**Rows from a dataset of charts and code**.
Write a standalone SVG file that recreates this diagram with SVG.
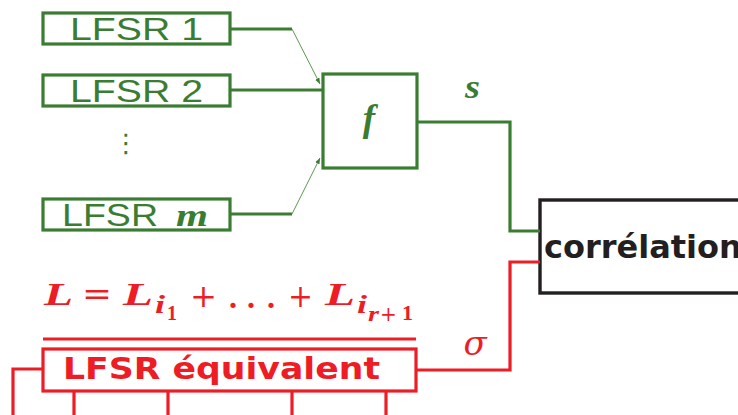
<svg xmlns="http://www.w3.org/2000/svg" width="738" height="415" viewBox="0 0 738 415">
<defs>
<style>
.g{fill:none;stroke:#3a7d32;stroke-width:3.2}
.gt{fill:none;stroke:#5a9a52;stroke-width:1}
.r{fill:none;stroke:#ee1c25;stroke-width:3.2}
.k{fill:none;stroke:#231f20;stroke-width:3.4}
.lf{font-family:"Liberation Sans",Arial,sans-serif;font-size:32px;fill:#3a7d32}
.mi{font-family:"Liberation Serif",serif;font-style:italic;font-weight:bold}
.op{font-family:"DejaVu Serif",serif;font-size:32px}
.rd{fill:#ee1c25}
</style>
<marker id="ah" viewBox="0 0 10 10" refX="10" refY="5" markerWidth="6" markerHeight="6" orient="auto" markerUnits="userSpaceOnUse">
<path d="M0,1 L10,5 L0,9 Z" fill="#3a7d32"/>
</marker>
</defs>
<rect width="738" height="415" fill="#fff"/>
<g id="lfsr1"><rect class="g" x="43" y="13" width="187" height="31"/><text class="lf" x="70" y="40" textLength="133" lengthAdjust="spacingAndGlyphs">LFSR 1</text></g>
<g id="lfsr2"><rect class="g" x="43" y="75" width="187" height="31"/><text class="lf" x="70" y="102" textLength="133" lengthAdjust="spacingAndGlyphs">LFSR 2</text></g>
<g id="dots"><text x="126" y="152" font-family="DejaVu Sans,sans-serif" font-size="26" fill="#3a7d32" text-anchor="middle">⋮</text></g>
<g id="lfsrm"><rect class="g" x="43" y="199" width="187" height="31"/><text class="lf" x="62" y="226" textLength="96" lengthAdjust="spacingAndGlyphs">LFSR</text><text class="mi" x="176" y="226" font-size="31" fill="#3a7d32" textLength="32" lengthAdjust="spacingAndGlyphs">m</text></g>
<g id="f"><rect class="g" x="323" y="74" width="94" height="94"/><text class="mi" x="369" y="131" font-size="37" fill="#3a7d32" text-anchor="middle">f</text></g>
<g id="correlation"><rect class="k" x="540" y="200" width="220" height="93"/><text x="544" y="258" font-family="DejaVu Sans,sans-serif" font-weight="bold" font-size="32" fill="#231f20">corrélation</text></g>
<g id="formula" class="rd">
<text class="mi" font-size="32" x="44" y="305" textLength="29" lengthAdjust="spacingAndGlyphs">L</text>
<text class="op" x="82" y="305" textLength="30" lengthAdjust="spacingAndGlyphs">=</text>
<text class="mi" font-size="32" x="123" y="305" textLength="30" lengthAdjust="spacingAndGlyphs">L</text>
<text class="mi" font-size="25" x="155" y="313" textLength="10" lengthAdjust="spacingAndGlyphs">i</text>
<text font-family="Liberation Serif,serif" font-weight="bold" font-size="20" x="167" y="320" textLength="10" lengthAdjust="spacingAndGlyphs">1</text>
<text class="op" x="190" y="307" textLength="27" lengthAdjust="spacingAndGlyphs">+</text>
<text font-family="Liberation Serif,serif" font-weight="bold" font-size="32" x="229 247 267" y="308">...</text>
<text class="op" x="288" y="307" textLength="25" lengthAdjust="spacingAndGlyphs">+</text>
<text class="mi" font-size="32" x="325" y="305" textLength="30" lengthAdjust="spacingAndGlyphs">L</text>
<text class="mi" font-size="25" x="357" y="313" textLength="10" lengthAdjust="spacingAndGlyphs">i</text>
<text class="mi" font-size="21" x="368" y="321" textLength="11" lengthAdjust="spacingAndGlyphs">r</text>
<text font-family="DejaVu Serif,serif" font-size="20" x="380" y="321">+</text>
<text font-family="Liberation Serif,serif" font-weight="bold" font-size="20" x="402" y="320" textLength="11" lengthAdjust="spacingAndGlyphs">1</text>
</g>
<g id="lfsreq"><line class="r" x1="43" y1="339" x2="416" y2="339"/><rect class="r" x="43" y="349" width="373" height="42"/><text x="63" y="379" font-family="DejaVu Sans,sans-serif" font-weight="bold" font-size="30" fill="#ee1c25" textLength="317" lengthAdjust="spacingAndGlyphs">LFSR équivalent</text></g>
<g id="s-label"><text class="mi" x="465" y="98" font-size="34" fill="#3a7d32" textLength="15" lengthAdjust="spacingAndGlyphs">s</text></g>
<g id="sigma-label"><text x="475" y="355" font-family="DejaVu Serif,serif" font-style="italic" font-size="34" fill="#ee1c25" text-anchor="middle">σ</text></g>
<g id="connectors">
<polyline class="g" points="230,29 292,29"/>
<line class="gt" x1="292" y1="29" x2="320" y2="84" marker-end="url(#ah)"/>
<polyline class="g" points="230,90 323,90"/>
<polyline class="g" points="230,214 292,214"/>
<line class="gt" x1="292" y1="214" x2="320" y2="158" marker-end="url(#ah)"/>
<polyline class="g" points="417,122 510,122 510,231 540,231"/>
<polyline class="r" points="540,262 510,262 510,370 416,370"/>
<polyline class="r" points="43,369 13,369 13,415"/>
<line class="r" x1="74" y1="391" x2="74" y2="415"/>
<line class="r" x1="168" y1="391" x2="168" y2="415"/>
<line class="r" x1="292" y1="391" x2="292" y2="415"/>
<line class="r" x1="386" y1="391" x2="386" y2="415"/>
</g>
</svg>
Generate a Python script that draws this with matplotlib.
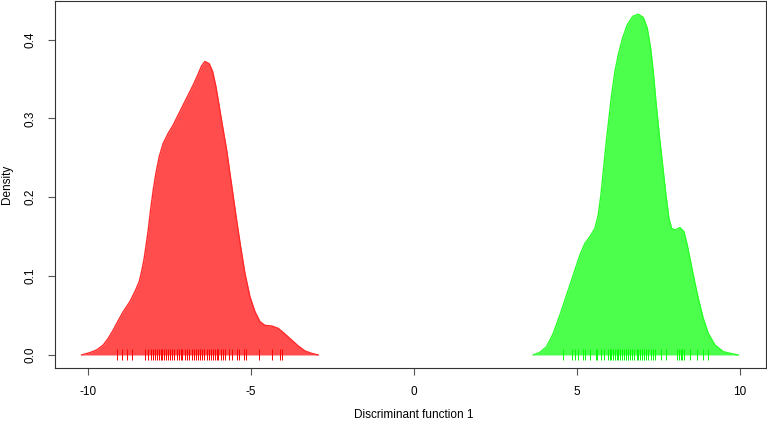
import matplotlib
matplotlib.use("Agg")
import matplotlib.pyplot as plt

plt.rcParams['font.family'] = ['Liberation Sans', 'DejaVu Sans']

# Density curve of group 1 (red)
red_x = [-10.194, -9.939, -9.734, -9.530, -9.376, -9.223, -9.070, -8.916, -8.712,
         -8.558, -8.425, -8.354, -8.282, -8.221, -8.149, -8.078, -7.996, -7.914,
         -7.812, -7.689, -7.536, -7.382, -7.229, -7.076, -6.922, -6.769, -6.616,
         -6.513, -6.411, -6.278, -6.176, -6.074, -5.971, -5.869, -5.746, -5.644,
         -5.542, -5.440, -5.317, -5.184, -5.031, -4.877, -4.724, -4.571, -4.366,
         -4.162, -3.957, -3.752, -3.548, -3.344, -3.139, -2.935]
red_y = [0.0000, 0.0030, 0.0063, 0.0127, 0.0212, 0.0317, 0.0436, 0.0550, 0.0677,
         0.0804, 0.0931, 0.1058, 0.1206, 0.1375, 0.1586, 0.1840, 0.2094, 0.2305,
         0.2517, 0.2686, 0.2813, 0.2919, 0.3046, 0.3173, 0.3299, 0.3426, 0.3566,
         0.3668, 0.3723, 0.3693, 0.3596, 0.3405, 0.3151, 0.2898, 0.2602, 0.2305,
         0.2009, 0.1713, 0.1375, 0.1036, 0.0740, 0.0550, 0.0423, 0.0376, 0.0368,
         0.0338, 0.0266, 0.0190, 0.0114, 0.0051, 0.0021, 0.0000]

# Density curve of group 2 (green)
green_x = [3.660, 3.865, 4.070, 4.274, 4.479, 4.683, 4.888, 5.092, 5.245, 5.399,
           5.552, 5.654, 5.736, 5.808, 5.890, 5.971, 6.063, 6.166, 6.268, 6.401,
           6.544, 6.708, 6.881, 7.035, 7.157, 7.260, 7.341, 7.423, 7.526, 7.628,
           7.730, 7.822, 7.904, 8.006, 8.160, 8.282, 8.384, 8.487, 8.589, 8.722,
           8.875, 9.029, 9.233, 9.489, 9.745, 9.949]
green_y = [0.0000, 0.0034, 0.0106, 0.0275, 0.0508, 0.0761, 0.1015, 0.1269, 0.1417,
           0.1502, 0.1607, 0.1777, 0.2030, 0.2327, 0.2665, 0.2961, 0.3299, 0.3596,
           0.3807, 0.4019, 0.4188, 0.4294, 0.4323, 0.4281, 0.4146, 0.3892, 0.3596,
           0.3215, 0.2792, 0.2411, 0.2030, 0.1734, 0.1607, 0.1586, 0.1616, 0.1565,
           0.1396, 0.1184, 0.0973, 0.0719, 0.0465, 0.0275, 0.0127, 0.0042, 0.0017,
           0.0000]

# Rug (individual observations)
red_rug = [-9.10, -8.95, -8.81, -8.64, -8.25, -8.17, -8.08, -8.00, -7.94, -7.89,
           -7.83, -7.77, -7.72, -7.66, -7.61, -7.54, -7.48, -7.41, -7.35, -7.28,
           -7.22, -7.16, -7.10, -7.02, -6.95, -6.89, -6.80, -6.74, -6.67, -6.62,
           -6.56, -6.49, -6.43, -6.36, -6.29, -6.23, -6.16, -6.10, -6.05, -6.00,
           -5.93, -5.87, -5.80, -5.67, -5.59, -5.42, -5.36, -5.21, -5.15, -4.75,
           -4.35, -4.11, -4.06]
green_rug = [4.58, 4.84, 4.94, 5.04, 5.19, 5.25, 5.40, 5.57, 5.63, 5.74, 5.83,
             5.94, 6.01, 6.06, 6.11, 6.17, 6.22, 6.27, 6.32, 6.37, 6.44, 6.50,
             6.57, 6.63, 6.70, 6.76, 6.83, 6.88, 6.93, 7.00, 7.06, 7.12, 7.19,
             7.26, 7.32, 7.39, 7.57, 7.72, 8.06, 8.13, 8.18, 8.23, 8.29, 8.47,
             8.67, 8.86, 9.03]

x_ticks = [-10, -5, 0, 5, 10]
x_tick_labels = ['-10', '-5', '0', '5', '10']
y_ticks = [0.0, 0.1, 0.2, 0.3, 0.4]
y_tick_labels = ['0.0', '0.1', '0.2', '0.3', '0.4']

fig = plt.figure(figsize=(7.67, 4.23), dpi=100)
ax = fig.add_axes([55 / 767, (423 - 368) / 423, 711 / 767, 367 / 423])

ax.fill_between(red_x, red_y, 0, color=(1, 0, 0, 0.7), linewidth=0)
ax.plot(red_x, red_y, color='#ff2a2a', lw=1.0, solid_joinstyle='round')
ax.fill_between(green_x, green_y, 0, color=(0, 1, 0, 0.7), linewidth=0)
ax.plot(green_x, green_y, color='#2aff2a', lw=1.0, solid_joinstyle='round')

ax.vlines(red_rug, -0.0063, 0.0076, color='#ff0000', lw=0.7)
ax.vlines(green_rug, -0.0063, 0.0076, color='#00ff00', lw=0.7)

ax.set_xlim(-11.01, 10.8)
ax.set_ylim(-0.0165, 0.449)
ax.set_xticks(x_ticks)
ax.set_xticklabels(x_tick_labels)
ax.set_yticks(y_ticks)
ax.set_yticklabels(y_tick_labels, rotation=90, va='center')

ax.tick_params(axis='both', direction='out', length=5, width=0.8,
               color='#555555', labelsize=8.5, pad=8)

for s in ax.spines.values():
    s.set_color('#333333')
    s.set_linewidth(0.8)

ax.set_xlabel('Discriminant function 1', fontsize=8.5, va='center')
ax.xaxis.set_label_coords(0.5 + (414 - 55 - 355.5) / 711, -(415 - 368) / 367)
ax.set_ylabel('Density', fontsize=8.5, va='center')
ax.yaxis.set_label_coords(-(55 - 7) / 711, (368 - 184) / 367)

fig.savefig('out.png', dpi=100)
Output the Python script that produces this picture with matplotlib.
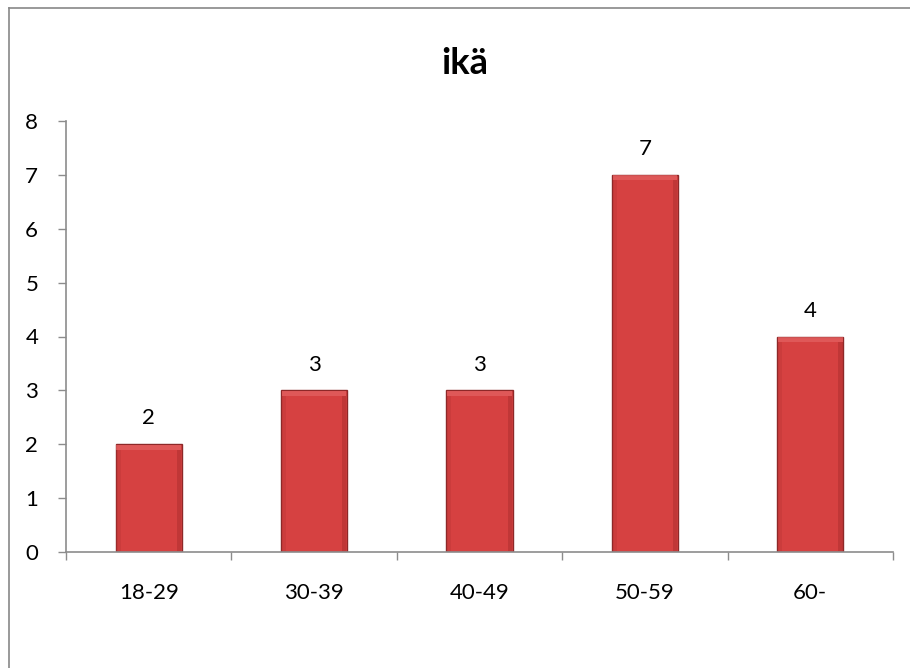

**EXERCISE PROMPT**. Repeat exactly, and only, the lines between the line holding "Generate a Python" and the line holding "plt.rcParams['font.family'] = ['Liberation", inclusive, leaving pictures out.

**THE ANSWER**.
Generate a Python script that draws this with matplotlib.
import matplotlib
matplotlib.use("Agg")
import matplotlib.pyplot as plt

plt.rcParams['font.family'] = ['Liberation Sans', 'DejaVu Sans']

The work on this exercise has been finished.